While some New Yorkers may have been lulled by a recent small dip in rental prices, the city’s long term housing market is still grim. A new report published this month by the Regional Plan Association demonstrates just how urgent the situation remains.

The report, which examines census tracts that are at risk of displacement by escalating housing costs, finds that 70% of the census tracts in the Bronx are at risk of displacement as the borough’s dense, walkable neighborhoods become attractive to wealthier residents who themselves are being squeezed out of pricier neighborhoods in Manhattan, Brooklyn and Queens.

The other boroughs aren’t far behind. In Brooklyn, 51% of the census tracts were at risk for displacement, while the figures were 31% for Manhattan and Queens, respectively.

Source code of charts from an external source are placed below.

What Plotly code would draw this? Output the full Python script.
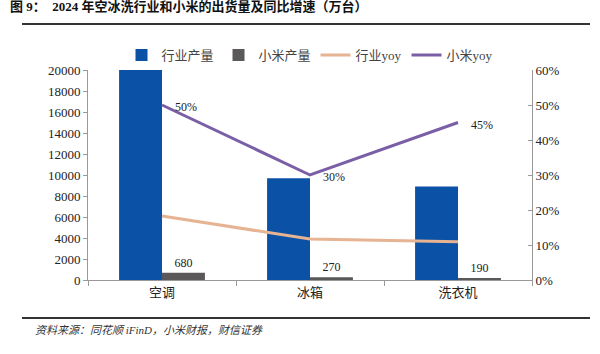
import plotly.graph_objects as go

categories = ["空调", "冰箱", "洗衣机"]
industry_output = [20000, 9700, 8900]
xiaomi_output = [680, 270, 190]
industry_yoy = [0.183, 0.117, 0.109]
xiaomi_yoy = [0.50, 0.30, 0.45]
xiaomi_yoy_labels = ["50%", "30%", "45%"]

SERIF = "Liberation Serif, Times New Roman, Noto Sans CJK SC, serif"
BLUE = "#0b52a6"
GRAY = "#5b5859"
ORANGE = "#e6b393"
PURPLE = "#7a5fa6"

fig = go.Figure()
fig.add_trace(go.Bar(x=categories, y=industry_output, name="行业产量",
                     marker=dict(color=BLUE, line=dict(width=0))))
fig.add_trace(go.Bar(x=categories, y=xiaomi_output, name="小米产量",
                     marker=dict(color=GRAY, line=dict(width=0)),
                     text=[str(v) for v in xiaomi_output], textposition="outside",
                     textfont=dict(family=SERIF, size=12, color="#222"),
                     cliponaxis=False))
fig.add_trace(go.Scatter(x=categories, y=industry_yoy, name="行业yoy", yaxis="y2",
                         mode="lines", line=dict(color=ORANGE, width=3)))
fig.add_trace(go.Scatter(x=categories, y=xiaomi_yoy, name="小米yoy", yaxis="y2",
                         mode="lines", line=dict(color=PURPLE, width=3)))

for c, v, t in zip(categories, xiaomi_yoy, xiaomi_yoy_labels):
    fig.add_annotation(x=c, y=v, xref="x", yref="y2", text=t, showarrow=False,
                       xanchor="left", yanchor="middle", xshift=11, yshift=-2,
                       font=dict(family=SERIF, size=12, color="#222"))

fig.update_layout(
    width=600, height=354,
    margin=dict(l=88, r=68, t=70, b=74),
    paper_bgcolor="white", plot_bgcolor="white",
    barmode="group", bargap=0.42, bargroupgap=0,
    font=dict(family=SERIF, size=12, color="#222"),
    showlegend=True,
    legend=dict(orientation="h", x=0.5, xanchor="center", y=1.0, yanchor="bottom",
                font=dict(family=SERIF, size=13, color="#444"),
                itemwidth=30, tracegroupgap=0, bgcolor="rgba(0,0,0,0)"),
    xaxis=dict(showline=True, linecolor="#999", linewidth=1, ticks="outside",
               tickson="boundaries", ticklen=5, tickcolor="#999",
               tickfont=dict(family=SERIF, size=13, color="#222"),
               showgrid=False),
    yaxis=dict(range=[0, 20000], dtick=2000, showline=True, linecolor="#999",
               ticks="outside", ticklen=4, tickcolor="#999", showgrid=False,
               zeroline=False, tickformat="d",
               tickfont=dict(family=SERIF, size=13, color="#222")),
    yaxis2=dict(range=[0, 0.6], dtick=0.1, overlaying="y", side="right",
                showline=True, linecolor="#999", ticks="inside", ticklen=4,
                tickcolor="#999", showgrid=False, zeroline=False, tickformat=".0%",
                tickfont=dict(family=SERIF, size=13, color="#222")),
)

fig.add_annotation(xref="paper", yref="paper", x=-0.18, y=1.3, xanchor="left", yanchor="middle",
                   text="<b>图 9：  2024 年空冰洗行业和小米的出货量及同比增速（万台）</b>",
                   showarrow=False, font=dict(family=SERIF, size=13, color="#111"))
# horizontal rules as thin filled annotation boxes
for yy in (1.22, -0.18):
    fig.add_annotation(xref="paper", yref="paper", x=-0.148, y=yy, xanchor="left",
                       yanchor="middle", text=" ", showarrow=False, width=568, height=2,
                       borderpad=0, borderwidth=0, bgcolor="#333333",
                       font=dict(size=1))
fig.add_annotation(xref="paper", yref="paper", x=-0.125, y=-0.24, xanchor="left", yanchor="middle",
                   text="<i>资料来源：同花顺 iFinD，小米财报，财信证券</i>",
                   showarrow=False, font=dict(family=SERIF, size=11, color="#333"))

fig.write_html("out.html")
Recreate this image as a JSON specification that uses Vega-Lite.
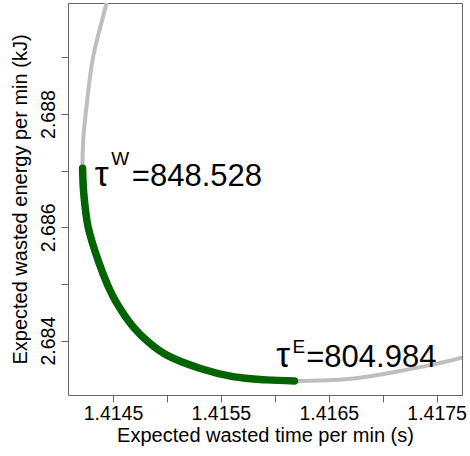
{
  "$schema": "https://vega.github.io/schema/vega-lite/v6.json",
  "width": 394,
  "height": 392,
  "autosize": {"type": "none"},
  "padding": {"left": 68, "top": 3, "right": 8, "bottom": 61},
  "config": {
    "view": {"stroke": "#666", "strokeWidth": 1},
    "font": "Liberation Sans",
    "axis": {
      "grid": false,
      "domain": false,
      "tickColor": "#666",
      "tickSize": 7,
      "labelColor": "#000",
      "titleColor": "#000",
      "labelFontSize": 19.5,
      "titleFontSize": 20,
      "titleFontWeight": "normal",
      "labelFont": "Liberation Sans",
      "titleFont": "Liberation Sans",
      "labelOverlap": false,
      "labelFlush": false
    }
  },
  "datasets": {
    "curve": [
      {"i": 1, "part": "upper", "x": 1.414451, "y": 2.690097},
      {"i": 2, "part": "upper", "x": 1.414439, "y": 2.689956},
      {"i": 3, "part": "upper", "x": 1.414315, "y": 2.688998},
      {"i": 4, "part": "upper", "x": 1.414247, "y": 2.688},
      {"i": 5, "part": "upper", "x": 1.414224, "y": 2.68754},
      {"i": 6, "part": "green", "x": 1.414218, "y": 2.687041},
      {"i": 7, "part": "green", "x": 1.414229, "y": 2.6866},
      {"i": 8, "part": "green", "x": 1.414269, "y": 2.686011},
      {"i": 9, "part": "green", "x": 1.414361, "y": 2.685423},
      {"i": 10, "part": "green", "x": 1.414454, "y": 2.684965},
      {"i": 11, "part": "green", "x": 1.414531, "y": 2.684674},
      {"i": 12, "part": "green", "x": 1.414685, "y": 2.684247},
      {"i": 13, "part": "green", "x": 1.41484, "y": 2.683954},
      {"i": 14, "part": "green", "x": 1.414994, "y": 2.683748},
      {"i": 15, "part": "green", "x": 1.415303, "y": 2.683513},
      {"i": 16, "part": "green", "x": 1.415611, "y": 2.683365},
      {"i": 17, "part": "green", "x": 1.41592, "y": 2.683307},
      {"i": 18, "part": "green", "x": 1.416182, "y": 2.683289},
      {"i": 19, "part": "lower", "x": 1.416754, "y": 2.683337},
      {"i": 20, "part": "lower", "x": 1.417217, "y": 2.683483},
      {"i": 21, "part": "lower", "x": 1.417729, "y": 2.683695},
      {"i": 22, "part": "lower", "x": 1.417803, "y": 2.683739}
    ],
    "labels": [
      {"k": "tau", "x": 1.414331, "y": 2.686728, "t": "τ"},
      {"k": "sup", "x": 1.414485, "y": 2.687099, "t": "W"},
      {"k": "main", "x": 1.414675, "y": 2.686728, "t": "=848.528"},
      {"k": "tau", "x": 1.416013, "y": 2.683541, "t": "τ"},
      {"k": "sup", "x": 1.416164, "y": 2.683783, "t": "E"},
      {"k": "main", "x": 1.416291, "y": 2.683541, "t": "=804.984"}
    ]
  },
  "encoding": {
    "x": {
      "field": "x",
      "type": "quantitative",
      "scale": {"domain": [1.414083, 1.417735], "nice": false, "zero": false},
      "axis": {
        "title": "Expected wasted time per min (s)",
        "values": [1.4145, 1.415, 1.4155, 1.416, 1.4165, 1.417, 1.4175],
        "labelExpr": "slice(format(datum.value, '.4f'), 5) == '5' ? format(datum.value, '.4f') : ''",
        "labelBaseline": "alphabetic",
        "labelPadding": 17,
        "titleBaseline": "alphabetic",
        "titleX": 197,
        "titleY": 46,
        "titleAlign": "center"
      }
    },
    "y": {
      "field": "y",
      "type": "quantitative",
      "scale": {"domain": [2.68304, 2.68996], "nice": false, "zero": false},
      "axis": {
        "title": "Expected wasted energy per min (kJ)",
        "values": [2.684, 2.685, 2.686, 2.687, 2.688, 2.689],
        "labelExpr": "indexof(['4','6','8'], slice(format(datum.value, '.3f'), 4)) >= 0 ? format(datum.value, '.3f') : ''",
        "labelAngle": -90,
        "labelAlign": "center",
        "labelBaseline": "alphabetic",
        "labelPadding": 7,
        "titleAngle": -90,
        "titleBaseline": "alphabetic",
        "titleAlign": "center",
        "titleX": -42,
        "titleY": 196
      }
    }
  },
  "layer": [
    {
      "data": {"name": "curve"},
      "mark": {"type": "line", "color": "#BEBEBE", "strokeWidth": 4, "strokeCap": "round", "interpolate": "catmull-rom", "clip": true},
      "encoding": {"order": {"field": "i", "type": "quantitative"}}
    },
    {
      "data": {"name": "curve"},
      "transform": [{"filter": "datum.part == 'green'"}],
      "mark": {"type": "line", "color": "#006400", "strokeWidth": 7.5, "strokeCap": "round", "interpolate": "catmull-rom", "clip": true},
      "encoding": {"order": {"field": "i", "type": "quantitative"}}
    },
    {
      "data": {"name": "labels"},
      "transform": [{"filter": "datum.k == 'tau'"}],
      "mark": {"type": "text", "fontSize": 35, "align": "left", "baseline": "alphabetic", "color": "#000"},
      "encoding": {"text": {"field": "t"}}
    },
    {
      "data": {"name": "labels"},
      "transform": [{"filter": "datum.k == 'main'"}],
      "mark": {"type": "text", "fontSize": 31, "align": "left", "baseline": "alphabetic", "color": "#000"},
      "encoding": {"text": {"field": "t"}}
    },
    {
      "data": {"name": "labels"},
      "transform": [{"filter": "datum.k == 'sup'"}],
      "mark": {"type": "text", "fontSize": 19, "align": "left", "baseline": "alphabetic", "color": "#000"},
      "encoding": {"text": {"field": "t"}}
    }
  ]
}
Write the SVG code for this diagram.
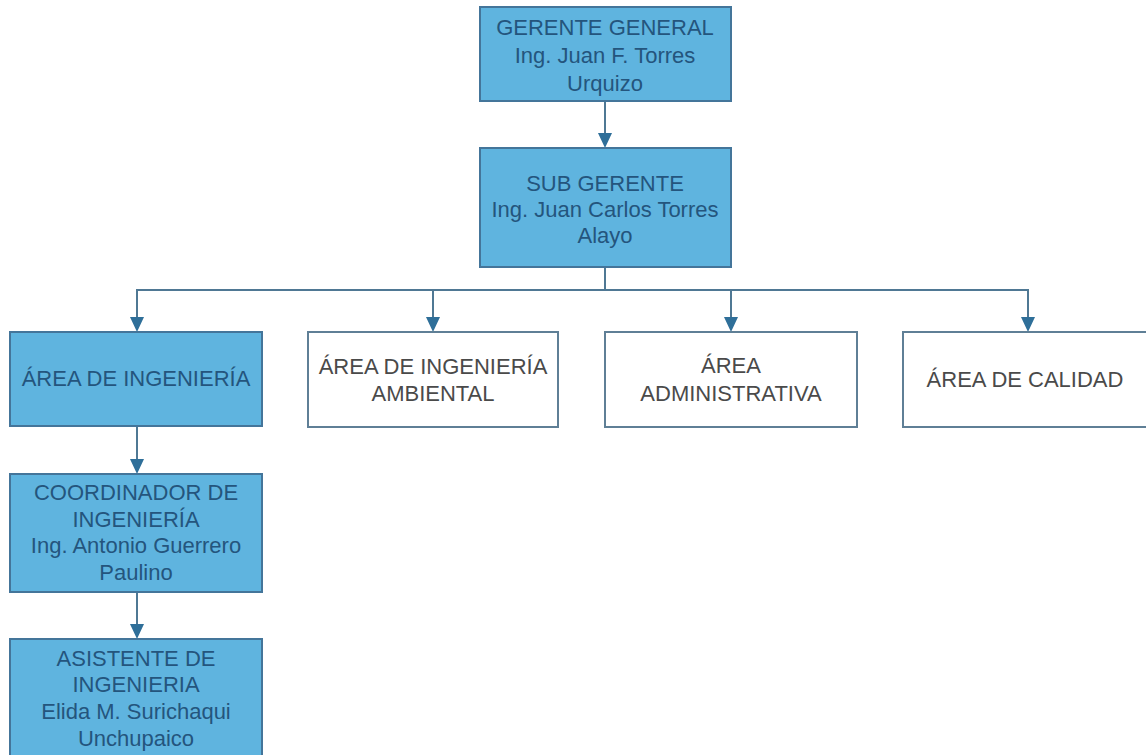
<svg xmlns="http://www.w3.org/2000/svg" width="1146" height="755" viewBox="0 0 1146 755">
<style>
.fill{fill:#5fb4df;stroke:#44759a;stroke-width:2}
.plain{fill:#ffffff;stroke:#5f7f96;stroke-width:2}
.t{font-family:"Liberation Sans",Arial,sans-serif;font-size:22px;text-anchor:middle}
.tb{fill:#24557d}
.tg{fill:#4a4a4a}
.c{fill:none;stroke:#4f7894;stroke-width:2}
.ah{fill:#2f6f99}
</style>
<rect width="1146" height="755" fill="#ffffff"/>
<g id="connectors">
<line class="c" x1="605" y1="101" x2="605" y2="140"/>
<line class="c" x1="605" y1="267" x2="605" y2="290"/>
<polyline class="c" points="137,325 137,290 1028,290 1028,325"/>
<line class="c" x1="433" y1="290" x2="433" y2="325"/>
<line class="c" x1="731" y1="290" x2="731" y2="325"/>
<line class="c" x1="137" y1="426" x2="137" y2="466"/>
<line class="c" x1="137" y1="592" x2="137" y2="631"/>
<path class="ah" d="M598,133 L612,133 L605,148 Z"/>
<path class="ah" d="M130,317 L144,317 L137,332 Z"/>
<path class="ah" d="M426,317 L440,317 L433,332 Z"/>
<path class="ah" d="M724,317 L738,317 L731,332 Z"/>
<path class="ah" d="M1021,317 L1035,317 L1028,332 Z"/>
<path class="ah" d="M130,459 L144,459 L137,474 Z"/>
<path class="ah" d="M130,624 L144,624 L137,639 Z"/>
</g>
<g id="gerente">
<rect class="fill" x="480" y="7" width="251" height="94"/>
<text class="t tb" x="605" y="35">GERENTE GENERAL</text>
<text class="t tb" x="605" y="63">Ing. Juan F. Torres</text>
<text class="t tb" x="605" y="91">Urquizo</text>
</g>
<g id="subgerente">
<rect class="fill" x="480" y="148" width="251" height="119"/>
<text class="t tb" x="605" y="191">SUB GERENTE</text>
<text class="t tb" x="605" y="217">Ing. Juan Carlos Torres</text>
<text class="t tb" x="605" y="243">Alayo</text>
</g>
<g id="area-ingenieria">
<rect class="fill" x="10" y="332" width="252" height="94"/>
<text class="t tb" x="136" y="386">ÁREA DE INGENIERÍA</text>
</g>
<g id="area-ambiental">
<rect class="plain" x="308" y="332" width="250" height="95"/>
<text class="t tg" x="433" y="374">ÁREA DE INGENIERÍA</text>
<text class="t tg" x="433" y="401">AMBIENTAL</text>
</g>
<g id="area-administrativa">
<rect class="plain" x="605" y="332" width="252" height="95"/>
<text class="t tg" x="731" y="373">ÁREA</text>
<text class="t tg" x="731" y="401">ADMINISTRATIVA</text>
</g>
<g id="area-calidad">
<rect class="plain" x="903" y="332" width="251" height="95"/>
<text class="t tg" x="1025" y="387">ÁREA DE CALIDAD</text>
</g>
<g id="coordinador">
<rect class="fill" x="10" y="474" width="252" height="118"/>
<text class="t tb" x="136" y="500">COORDINADOR DE</text>
<text class="t tb" x="136" y="527">INGENIERÍA</text>
<text class="t tb" x="136" y="553">Ing. Antonio Guerrero</text>
<text class="t tb" x="136" y="580">Paulino</text>
</g>
<g id="asistente">
<rect class="fill" x="10" y="639" width="252" height="125"/>
<text class="t tb" x="136" y="666">ASISTENTE DE</text>
<text class="t tb" x="136" y="692">INGENIERIA</text>
<text class="t tb" x="136" y="719">Elida M. Surichaqui</text>
<text class="t tb" x="136" y="746">Unchupaico</text>
</g>
</svg>
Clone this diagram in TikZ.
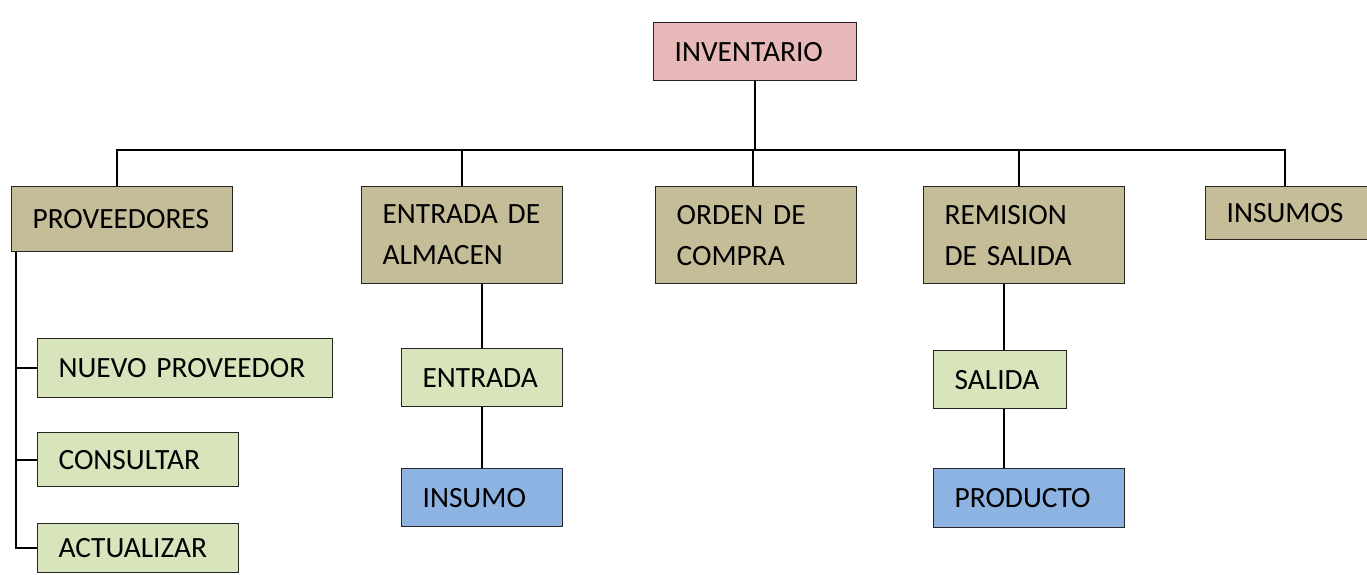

While the city touts the creation or preservation of about 20,000 affordable units in 2016, no small feat, it’s worth noting the massive scale of building required to mitigate the city’s affordability crisis. The report estimates that there are 1.4 million households within the tracts at risk; the mayor’s plan to create or preserve, 200,000 units of affordable housing is akin to building a sand castle in the face of a tidal wave. Building 80,000 units and keeping another 120,000 from going market-rate is laudable, but not close to being enough.

The problem will only become more acute if population growth projections come to fruition; the city is expected to grow by a half a million people over the next 20 years.

I will write more about this over the next few weeks and months, but to fully ensure that there are enough affordable homes for all, city planners will need to remake the city; adding more than a million units of affordable housing and the transportation, educational and other ancillary infrastructures to support this development.

With researchers and advocates sounding the alarm bells, the time for bold planning on New York’s future is now, it will be too late tomorrow.